Retailers competing on ever-faster delivery times are routinely over promising and under delivering, according to new analysis.
The research found that the shortest delivery promises are also the most likely to break – at a time when UK shoppers are becoming more cautious and less forgiving of service failures.
The analysis by logistics tech firm Locus found that across 500,000 orders, brands promising a shorter delivery time demonstrated a 104.5% increase in delays compared to those with longer delivery windows.
Networks with rapid delivery times experienced an average delay of 4.6 days, compared with 1.1 days for those using wider scheduling windows.

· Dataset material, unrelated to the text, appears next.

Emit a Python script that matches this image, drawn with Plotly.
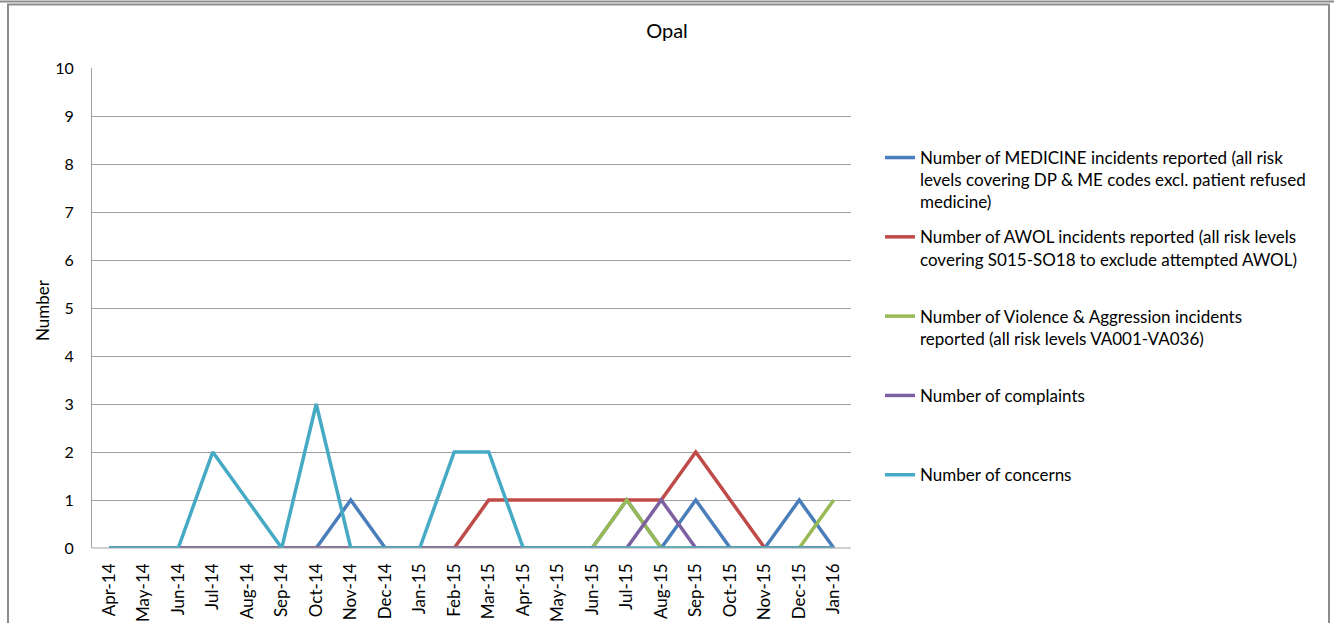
import plotly.graph_objects as go

months = ["Apr-14", "May-14", "Jun-14", "Jul-14", "Aug-14", "Sep-14", "Oct-14", "Nov-14",
          "Dec-14", "Jan-15", "Feb-15", "Mar-15", "Apr-15", "May-15", "Jun-15", "Jul-15",
          "Aug-15", "Sep-15", "Oct-15", "Nov-15", "Dec-15", "Jan-16"]

medicine = [0, 0, 0, 0, 0, 0, 0, 1, 0, 0, 0, 0, 0, 0, 0, 1, 0, 1, 0, 0, 1, 0]
awol = [0, 0, 0, 0, 0, 0, 0, 0, 0, 0, 0, 1, 1, 1, 1, 1, 1, 2, 1, 0, 0, 0]
violence = [0, 0, 0, 0, 0, 0, 0, 0, 0, 0, 0, 0, 0, 0, 0, 1, 0, 0, 0, 0, 0, 1]
complaints = [0, 0, 0, 0, 0, 0, 0, 0, 0, 0, 0, 0, 0, 0, 0, 0, 1, 0, 0, 0, 0, 0]
concerns = [0, 0, 0, 2, 1, 0, 3, 0, 0, 0, 2, 2, 0, 0, 0, 0, 0, 0, 0, 0, 0, 0]

series_names = [
    "Number of MEDICINE incidents reported (all risk<br>levels covering DP & ME codes excl. patient refused<br>medicine)",
    "Number of AWOL incidents reported (all risk levels<br>covering S015-SO18 to exclude attempted AWOL)<br> ",
    "Number of Violence & Aggression incidents<br>reported (all risk levels VA001-VA036)<br> ",
    "Number of complaints<br> <br> ",
    "Number of concerns<br> <br> ",
]
series_values = [medicine, awol, violence, complaints, concerns]
series_colors = ["#4A7EBB", "#BE4B48", "#98B954", "#7D60A0", "#46AAC5"]

FONT = "Lato"

fig = go.Figure()
for i, (name, vals, col) in enumerate(zip(series_names, series_values, series_colors)):
    fig.add_trace(go.Scatter(
        x=months, y=vals, mode="lines", name=name,
        legendgroup=f"g{i}",
        line=dict(color=col, width=3.5),
    ))

# plot area in px: left 92, right 851, top 68, bottom 548
L, R, T, B = 92, 851, 68, 548
W, H = 1334, 623
pw, ph = R - L, B - T

def px_x(p):
    return (p - L) / pw

def px_y(p):
    return (B - p) / ph

fig.update_layout(
    width=W, height=H,
    margin=dict(l=L, r=W - R, t=T, b=H - B, pad=0, autoexpand=False),
    paper_bgcolor="white", plot_bgcolor="white",
    font=dict(family=FONT, color="#000000", size=16),
    title=dict(text="Opal", x=0.5, xref="container", y=1 - 31 / H, yref="container",
               xanchor="center", yanchor="middle", font=dict(size=20, family=FONT)),
    showlegend=True,
    legend=dict(
        x=px_x(880), y=px_y(140), xanchor="left", yanchor="top",
        font=dict(size=17, family=FONT), valign="top",
        tracegroupgap=10, bgcolor="rgba(0,0,0,0)", itemwidth=30,
    ),
    xaxis=dict(
        type="category", range=[-0.5, len(months) - 0.5], automargin=False,
        showgrid=False, showline=False, zeroline=False,
        tickangle=-90, tickfont=dict(size=17, family=FONT),
        ticks="", ticklabelstandoff=11,
    ),
    yaxis=dict(
        range=[0, 10], dtick=1, tick0=0, automargin=False,
        showgrid=True, gridcolor="#A0A0A0", gridwidth=1.2,
        showline=True, linecolor="#A0A0A0", linewidth=1.2,
        zeroline=False, ticks="", ticklabelstandoff=14,
        tickfont=dict(size=16, family=FONT),
    ),
    shapes=[
        dict(type="line", xref="paper", yref="paper", x0=px_x(0), x1=px_x(1334),
             y0=px_y(1.5), y1=px_y(1.5), line=dict(color="#8C8C8C", width=2)),
        dict(type="rect", xref="paper", yref="paper", x0=px_x(8), x1=px_x(1329),
             y0=px_y(4.5), y1=px_y(640), line=dict(color="#8C8C8C", width=2)),
        dict(type="line", xref="paper", yref="paper", x0=0, x1=1, y0=0, y1=0,
             line=dict(color="#A0A0A0", width=1.2)),
    ],
    annotations=[
        dict(text="Number", textangle=-90, x=px_x(42), y=px_y(310), xref="paper", yref="paper",
             showarrow=False, font=dict(size=17, family=FONT), xanchor="center", yanchor="middle"),
    ],
)

fig.write_html("out.html", config={"displayModeBar": False},
               post_script="document.body.style.margin='0';document.body.style.overflow='hidden';")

And reflecting the need by UK buyers for predictability rather than speed, only 4% of shoppers expected same-day delivery, while 83% were content with two to four days.
Only 7% said fast delivery promises were consistently met.
Ultra-fast delivery promises are growing among retailers. Amazon recently expanded one-hour and three-hour delivery, while JD.com has entered the UK and Europe with same-day delivery positioned as a key differentiator in major cities.
Nishith Rastogi, founder and CEO of Locus, said this type of delivery was being pushed as a default option, despite most networks not being set up to achieve these speeds: “Outside of very dense urban routes, those short windows leave almost no room to recover when something changes,” he said.
“That is why you start to see failure rates rise as soon as you scale it.
“At the same time, most customers are not asking for one-hour delivery. They are comfortable waiting, as long as the experience is predictable and well handled.”
He added: “The issue is not speed itself, it is where and how it is being applied. Retailers need to be far more selective about when they offer ultra-fast delivery, and make sure the promise reflects what the operation can actually support in that location.”